Problem statement: Work through the data and report how many lines include the string "this", giving the number alone.

Records with drawing code
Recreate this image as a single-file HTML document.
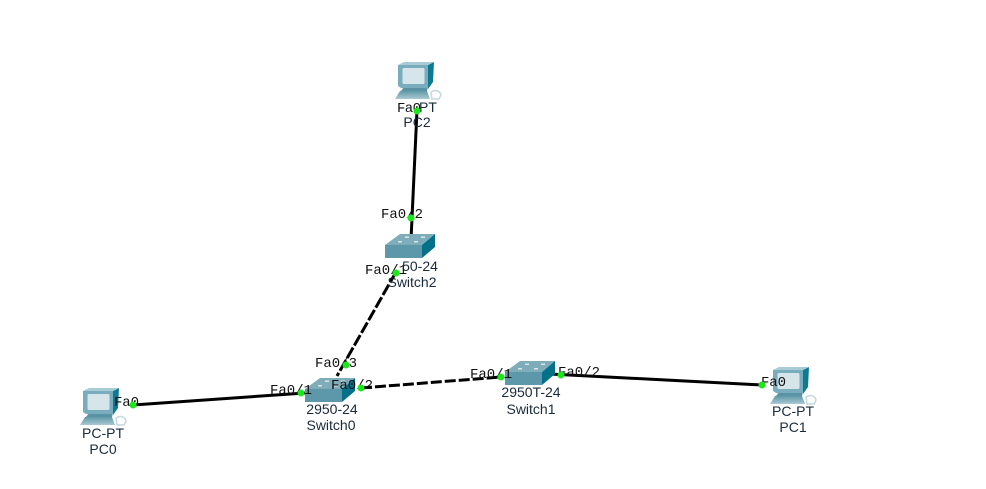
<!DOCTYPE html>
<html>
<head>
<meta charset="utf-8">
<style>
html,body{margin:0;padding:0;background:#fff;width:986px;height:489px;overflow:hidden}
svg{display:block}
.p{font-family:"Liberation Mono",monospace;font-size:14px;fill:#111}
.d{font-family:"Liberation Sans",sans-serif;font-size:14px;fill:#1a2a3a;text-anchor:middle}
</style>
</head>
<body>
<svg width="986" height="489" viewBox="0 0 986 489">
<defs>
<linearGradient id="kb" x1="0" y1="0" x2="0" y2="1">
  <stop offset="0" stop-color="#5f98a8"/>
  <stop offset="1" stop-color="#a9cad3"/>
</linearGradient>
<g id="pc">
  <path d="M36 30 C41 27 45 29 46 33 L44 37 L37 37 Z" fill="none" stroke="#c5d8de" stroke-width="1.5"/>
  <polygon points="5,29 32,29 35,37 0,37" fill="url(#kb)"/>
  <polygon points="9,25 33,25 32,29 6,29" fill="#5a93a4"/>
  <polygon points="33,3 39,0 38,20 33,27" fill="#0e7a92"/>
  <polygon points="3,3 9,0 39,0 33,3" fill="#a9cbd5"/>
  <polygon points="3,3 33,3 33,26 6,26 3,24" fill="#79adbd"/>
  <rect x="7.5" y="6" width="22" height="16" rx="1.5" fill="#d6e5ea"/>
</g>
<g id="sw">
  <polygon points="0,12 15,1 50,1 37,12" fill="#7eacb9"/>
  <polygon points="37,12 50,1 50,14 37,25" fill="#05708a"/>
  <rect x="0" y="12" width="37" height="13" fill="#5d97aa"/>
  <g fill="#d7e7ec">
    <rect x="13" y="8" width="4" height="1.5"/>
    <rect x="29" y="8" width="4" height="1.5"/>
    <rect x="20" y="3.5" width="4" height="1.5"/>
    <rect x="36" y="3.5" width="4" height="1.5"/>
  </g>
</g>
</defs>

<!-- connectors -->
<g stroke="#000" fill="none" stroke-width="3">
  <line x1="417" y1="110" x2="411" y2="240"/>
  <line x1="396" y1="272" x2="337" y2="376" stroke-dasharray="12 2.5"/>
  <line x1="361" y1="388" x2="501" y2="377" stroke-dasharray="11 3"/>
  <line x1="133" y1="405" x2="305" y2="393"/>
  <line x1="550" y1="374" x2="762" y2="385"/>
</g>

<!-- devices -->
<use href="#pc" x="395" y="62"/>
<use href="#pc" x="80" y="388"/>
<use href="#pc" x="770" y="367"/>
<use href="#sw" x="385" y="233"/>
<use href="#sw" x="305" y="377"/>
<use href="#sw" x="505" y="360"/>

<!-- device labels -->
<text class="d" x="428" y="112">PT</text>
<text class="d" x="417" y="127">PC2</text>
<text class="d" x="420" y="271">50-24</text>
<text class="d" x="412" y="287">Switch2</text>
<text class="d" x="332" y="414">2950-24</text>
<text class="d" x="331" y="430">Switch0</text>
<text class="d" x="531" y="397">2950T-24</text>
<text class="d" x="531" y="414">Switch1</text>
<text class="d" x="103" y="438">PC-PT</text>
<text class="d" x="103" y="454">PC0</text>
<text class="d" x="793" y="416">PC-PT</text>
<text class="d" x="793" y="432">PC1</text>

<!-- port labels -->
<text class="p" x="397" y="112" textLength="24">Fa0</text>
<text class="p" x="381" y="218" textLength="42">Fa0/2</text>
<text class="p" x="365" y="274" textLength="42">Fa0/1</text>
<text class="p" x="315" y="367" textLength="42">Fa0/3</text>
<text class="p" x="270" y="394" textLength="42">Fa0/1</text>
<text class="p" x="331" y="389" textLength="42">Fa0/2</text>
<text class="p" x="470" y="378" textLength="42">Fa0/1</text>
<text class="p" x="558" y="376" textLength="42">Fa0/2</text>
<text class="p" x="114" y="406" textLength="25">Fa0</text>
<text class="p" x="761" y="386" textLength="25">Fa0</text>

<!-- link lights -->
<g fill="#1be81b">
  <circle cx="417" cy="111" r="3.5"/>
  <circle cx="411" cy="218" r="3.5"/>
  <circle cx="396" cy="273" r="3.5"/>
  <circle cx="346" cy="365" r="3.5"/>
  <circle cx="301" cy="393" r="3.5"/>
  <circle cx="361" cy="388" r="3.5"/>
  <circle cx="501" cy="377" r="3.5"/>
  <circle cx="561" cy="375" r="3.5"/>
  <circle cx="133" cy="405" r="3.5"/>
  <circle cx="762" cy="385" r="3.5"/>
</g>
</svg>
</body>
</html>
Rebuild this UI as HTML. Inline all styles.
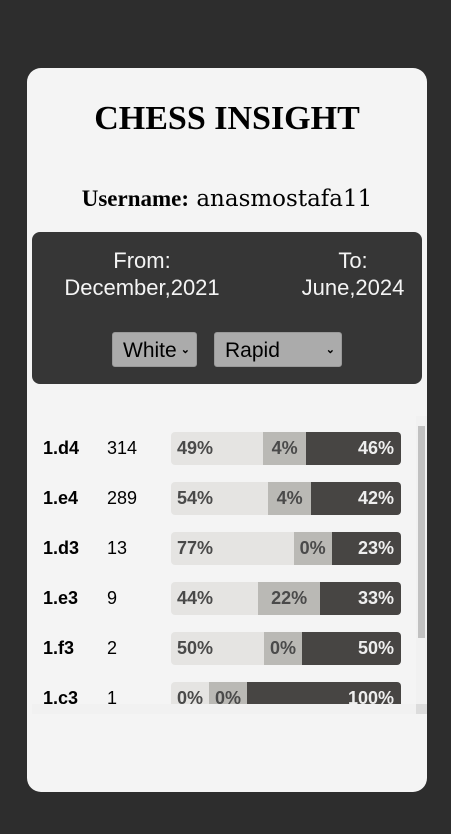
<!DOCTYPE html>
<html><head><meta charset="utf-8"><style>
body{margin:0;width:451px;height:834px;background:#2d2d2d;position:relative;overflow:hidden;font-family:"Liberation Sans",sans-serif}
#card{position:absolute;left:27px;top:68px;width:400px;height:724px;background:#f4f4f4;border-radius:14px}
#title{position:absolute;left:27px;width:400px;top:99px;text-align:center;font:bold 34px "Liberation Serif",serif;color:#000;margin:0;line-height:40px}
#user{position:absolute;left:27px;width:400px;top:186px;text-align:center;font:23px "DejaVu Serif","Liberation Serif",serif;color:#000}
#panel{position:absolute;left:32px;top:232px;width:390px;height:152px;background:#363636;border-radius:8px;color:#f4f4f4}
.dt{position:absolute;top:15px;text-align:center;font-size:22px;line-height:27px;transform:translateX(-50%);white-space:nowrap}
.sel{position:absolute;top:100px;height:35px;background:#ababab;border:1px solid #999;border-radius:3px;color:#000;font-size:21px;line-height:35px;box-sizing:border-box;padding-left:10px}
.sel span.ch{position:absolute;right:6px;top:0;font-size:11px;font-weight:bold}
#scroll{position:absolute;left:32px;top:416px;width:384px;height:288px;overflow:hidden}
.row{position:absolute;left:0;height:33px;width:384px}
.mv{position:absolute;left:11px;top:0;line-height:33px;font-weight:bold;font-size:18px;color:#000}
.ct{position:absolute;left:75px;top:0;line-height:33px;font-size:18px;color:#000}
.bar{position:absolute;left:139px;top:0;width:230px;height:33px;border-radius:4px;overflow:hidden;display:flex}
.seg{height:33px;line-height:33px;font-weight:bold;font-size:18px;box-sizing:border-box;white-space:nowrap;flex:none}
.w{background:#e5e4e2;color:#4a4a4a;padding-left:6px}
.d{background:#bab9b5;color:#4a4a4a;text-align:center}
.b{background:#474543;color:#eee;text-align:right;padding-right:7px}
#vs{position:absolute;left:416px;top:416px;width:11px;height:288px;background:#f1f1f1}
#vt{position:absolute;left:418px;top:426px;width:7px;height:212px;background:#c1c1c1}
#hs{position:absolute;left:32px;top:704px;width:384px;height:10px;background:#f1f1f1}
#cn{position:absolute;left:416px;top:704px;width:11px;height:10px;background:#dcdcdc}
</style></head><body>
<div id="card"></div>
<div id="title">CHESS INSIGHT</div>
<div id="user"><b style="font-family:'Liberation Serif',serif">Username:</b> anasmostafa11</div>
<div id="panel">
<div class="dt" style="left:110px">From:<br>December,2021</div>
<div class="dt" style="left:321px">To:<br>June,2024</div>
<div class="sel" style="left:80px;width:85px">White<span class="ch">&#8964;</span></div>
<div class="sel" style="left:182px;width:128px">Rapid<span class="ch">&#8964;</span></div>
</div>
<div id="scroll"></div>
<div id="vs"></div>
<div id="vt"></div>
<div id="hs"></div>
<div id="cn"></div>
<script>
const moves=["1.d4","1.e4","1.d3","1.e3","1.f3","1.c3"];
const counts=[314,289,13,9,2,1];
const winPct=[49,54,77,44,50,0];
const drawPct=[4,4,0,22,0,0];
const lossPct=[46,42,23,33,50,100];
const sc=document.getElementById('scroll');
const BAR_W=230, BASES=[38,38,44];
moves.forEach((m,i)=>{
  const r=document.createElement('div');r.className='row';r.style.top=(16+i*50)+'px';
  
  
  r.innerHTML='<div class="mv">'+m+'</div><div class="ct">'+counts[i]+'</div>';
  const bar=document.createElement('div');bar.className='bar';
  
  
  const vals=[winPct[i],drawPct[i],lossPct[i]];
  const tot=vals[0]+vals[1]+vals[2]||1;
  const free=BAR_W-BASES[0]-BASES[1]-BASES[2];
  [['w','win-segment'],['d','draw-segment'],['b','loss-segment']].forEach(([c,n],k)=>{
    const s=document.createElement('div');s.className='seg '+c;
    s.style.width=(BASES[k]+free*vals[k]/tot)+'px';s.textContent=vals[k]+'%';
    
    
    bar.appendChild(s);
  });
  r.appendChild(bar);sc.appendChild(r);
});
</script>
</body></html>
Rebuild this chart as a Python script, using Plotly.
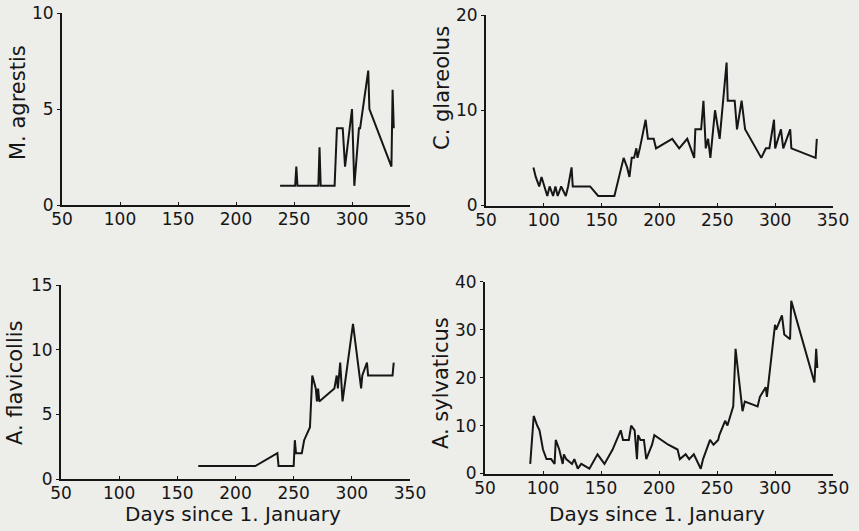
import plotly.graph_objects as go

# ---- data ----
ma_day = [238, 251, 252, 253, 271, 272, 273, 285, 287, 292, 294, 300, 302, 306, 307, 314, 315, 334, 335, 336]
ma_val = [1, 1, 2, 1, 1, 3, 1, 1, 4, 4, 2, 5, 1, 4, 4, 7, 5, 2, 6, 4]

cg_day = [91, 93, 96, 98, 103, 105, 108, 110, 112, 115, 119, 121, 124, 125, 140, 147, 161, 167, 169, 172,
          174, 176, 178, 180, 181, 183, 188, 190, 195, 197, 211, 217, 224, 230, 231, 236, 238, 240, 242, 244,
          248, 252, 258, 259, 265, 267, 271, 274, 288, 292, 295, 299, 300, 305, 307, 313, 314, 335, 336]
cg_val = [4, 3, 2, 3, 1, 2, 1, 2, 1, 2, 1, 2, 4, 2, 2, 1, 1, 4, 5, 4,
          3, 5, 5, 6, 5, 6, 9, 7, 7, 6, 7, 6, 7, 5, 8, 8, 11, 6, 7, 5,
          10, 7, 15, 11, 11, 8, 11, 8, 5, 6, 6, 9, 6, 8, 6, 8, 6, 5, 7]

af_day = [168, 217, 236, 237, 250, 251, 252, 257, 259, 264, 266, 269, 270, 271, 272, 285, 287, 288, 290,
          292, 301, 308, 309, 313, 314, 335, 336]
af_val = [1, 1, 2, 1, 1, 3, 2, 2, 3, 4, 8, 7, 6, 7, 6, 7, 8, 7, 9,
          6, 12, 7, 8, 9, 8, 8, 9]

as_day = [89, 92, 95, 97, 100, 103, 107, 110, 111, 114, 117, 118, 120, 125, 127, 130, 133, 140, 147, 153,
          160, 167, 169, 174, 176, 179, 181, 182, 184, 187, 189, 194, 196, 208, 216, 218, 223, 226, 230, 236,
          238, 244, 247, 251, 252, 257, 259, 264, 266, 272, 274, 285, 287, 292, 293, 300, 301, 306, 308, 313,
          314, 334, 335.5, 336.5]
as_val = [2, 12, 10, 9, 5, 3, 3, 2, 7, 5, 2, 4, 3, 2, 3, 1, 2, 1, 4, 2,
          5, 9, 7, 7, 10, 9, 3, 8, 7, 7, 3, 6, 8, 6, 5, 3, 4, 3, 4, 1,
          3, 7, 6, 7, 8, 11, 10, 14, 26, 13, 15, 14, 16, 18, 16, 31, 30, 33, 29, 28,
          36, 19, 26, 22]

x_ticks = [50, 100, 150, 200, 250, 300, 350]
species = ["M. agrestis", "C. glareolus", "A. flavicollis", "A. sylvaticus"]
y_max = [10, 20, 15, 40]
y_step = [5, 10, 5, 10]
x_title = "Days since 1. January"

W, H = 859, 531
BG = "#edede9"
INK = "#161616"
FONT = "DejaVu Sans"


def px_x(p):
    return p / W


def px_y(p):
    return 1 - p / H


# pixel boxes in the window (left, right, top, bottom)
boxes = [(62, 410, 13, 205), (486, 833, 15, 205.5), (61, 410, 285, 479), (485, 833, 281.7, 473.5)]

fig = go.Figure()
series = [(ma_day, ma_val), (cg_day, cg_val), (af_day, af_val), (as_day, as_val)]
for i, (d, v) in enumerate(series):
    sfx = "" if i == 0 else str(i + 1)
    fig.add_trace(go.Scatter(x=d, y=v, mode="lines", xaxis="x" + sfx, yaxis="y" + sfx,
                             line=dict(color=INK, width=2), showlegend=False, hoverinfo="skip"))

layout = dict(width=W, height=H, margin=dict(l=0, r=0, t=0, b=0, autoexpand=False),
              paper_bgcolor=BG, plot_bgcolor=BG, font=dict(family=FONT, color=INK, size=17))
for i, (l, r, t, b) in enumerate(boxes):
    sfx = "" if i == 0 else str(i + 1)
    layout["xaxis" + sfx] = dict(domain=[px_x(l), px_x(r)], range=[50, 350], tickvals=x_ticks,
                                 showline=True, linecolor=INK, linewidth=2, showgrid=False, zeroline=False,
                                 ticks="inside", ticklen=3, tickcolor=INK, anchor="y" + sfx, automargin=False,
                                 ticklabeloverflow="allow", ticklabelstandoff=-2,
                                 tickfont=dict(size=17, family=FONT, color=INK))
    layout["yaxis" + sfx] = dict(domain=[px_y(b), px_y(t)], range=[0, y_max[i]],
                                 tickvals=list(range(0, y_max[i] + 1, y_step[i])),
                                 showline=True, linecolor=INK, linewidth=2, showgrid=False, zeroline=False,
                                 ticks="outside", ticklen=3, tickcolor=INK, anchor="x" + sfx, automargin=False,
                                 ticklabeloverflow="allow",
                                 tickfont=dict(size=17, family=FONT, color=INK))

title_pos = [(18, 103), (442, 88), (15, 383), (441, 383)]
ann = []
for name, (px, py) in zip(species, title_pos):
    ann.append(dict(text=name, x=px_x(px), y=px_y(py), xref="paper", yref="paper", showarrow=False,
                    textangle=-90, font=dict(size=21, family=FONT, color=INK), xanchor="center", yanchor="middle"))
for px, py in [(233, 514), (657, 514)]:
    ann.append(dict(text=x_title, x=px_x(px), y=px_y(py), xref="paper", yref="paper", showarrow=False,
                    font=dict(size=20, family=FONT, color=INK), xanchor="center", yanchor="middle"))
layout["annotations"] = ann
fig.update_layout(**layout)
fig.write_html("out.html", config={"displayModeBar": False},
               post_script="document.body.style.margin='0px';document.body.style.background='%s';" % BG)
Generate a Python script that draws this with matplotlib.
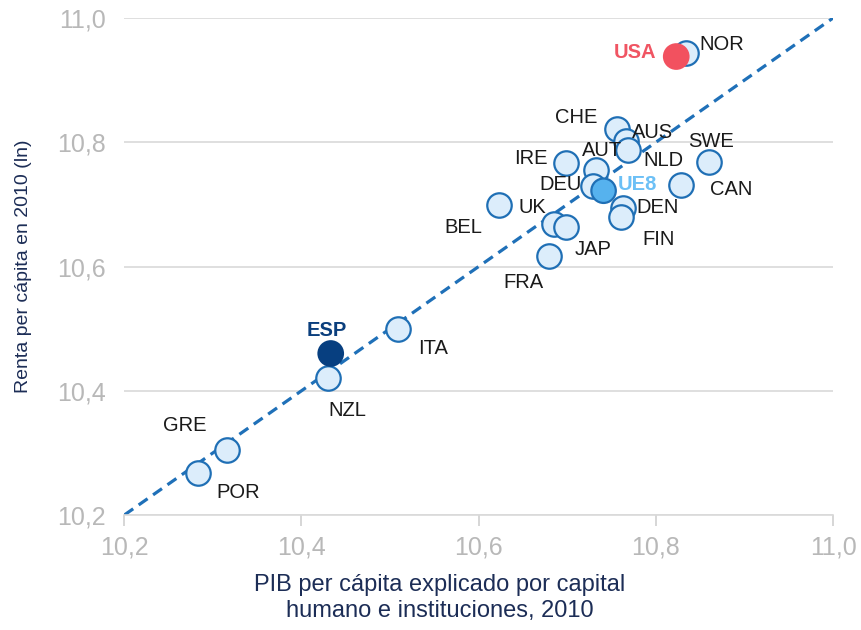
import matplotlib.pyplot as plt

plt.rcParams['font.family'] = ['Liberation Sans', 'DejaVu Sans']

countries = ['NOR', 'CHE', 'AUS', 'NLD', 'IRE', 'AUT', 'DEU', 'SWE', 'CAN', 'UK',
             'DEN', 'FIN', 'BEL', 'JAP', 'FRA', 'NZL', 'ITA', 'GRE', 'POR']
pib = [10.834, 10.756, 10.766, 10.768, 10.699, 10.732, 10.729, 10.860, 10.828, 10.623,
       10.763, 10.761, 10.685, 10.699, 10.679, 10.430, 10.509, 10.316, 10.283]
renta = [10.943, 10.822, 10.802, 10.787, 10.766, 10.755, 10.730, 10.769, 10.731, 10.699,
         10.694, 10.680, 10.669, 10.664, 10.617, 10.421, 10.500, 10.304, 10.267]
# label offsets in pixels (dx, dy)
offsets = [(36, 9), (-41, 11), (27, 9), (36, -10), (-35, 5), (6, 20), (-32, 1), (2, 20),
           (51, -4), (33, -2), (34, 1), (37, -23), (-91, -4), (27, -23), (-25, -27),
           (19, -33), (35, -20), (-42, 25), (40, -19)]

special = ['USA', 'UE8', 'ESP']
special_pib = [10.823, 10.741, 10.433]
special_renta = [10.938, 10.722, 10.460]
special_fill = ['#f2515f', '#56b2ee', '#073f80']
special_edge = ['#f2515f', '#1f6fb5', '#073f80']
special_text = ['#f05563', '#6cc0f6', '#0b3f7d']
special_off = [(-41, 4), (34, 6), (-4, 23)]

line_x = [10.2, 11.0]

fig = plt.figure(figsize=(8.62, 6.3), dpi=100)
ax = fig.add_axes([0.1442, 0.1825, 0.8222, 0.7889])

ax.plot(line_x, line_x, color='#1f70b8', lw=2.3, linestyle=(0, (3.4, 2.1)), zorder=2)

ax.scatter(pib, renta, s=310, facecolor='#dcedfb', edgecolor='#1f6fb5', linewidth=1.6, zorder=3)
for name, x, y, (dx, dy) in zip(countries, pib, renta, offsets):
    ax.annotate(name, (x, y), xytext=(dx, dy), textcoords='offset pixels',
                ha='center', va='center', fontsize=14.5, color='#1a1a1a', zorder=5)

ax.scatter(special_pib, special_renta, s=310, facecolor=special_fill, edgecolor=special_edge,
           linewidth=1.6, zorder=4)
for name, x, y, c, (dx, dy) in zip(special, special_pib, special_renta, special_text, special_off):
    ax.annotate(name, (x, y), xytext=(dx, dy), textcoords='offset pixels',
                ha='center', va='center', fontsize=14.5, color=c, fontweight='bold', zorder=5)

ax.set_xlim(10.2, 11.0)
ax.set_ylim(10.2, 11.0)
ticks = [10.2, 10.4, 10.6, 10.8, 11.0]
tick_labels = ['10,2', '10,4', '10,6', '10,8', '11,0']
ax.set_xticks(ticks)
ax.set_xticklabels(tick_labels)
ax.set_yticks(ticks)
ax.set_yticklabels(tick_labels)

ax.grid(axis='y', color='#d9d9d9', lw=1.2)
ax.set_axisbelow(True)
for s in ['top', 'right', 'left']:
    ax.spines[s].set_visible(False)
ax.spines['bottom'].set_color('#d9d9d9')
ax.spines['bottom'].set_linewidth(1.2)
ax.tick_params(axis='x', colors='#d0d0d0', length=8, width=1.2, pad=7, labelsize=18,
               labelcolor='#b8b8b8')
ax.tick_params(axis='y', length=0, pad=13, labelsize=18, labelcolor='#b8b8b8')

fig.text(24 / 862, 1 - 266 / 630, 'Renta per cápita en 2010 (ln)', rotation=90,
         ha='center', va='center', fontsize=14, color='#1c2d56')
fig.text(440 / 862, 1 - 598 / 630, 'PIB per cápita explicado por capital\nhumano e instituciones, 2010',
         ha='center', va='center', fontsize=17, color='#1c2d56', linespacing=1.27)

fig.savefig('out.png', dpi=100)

Final result: 4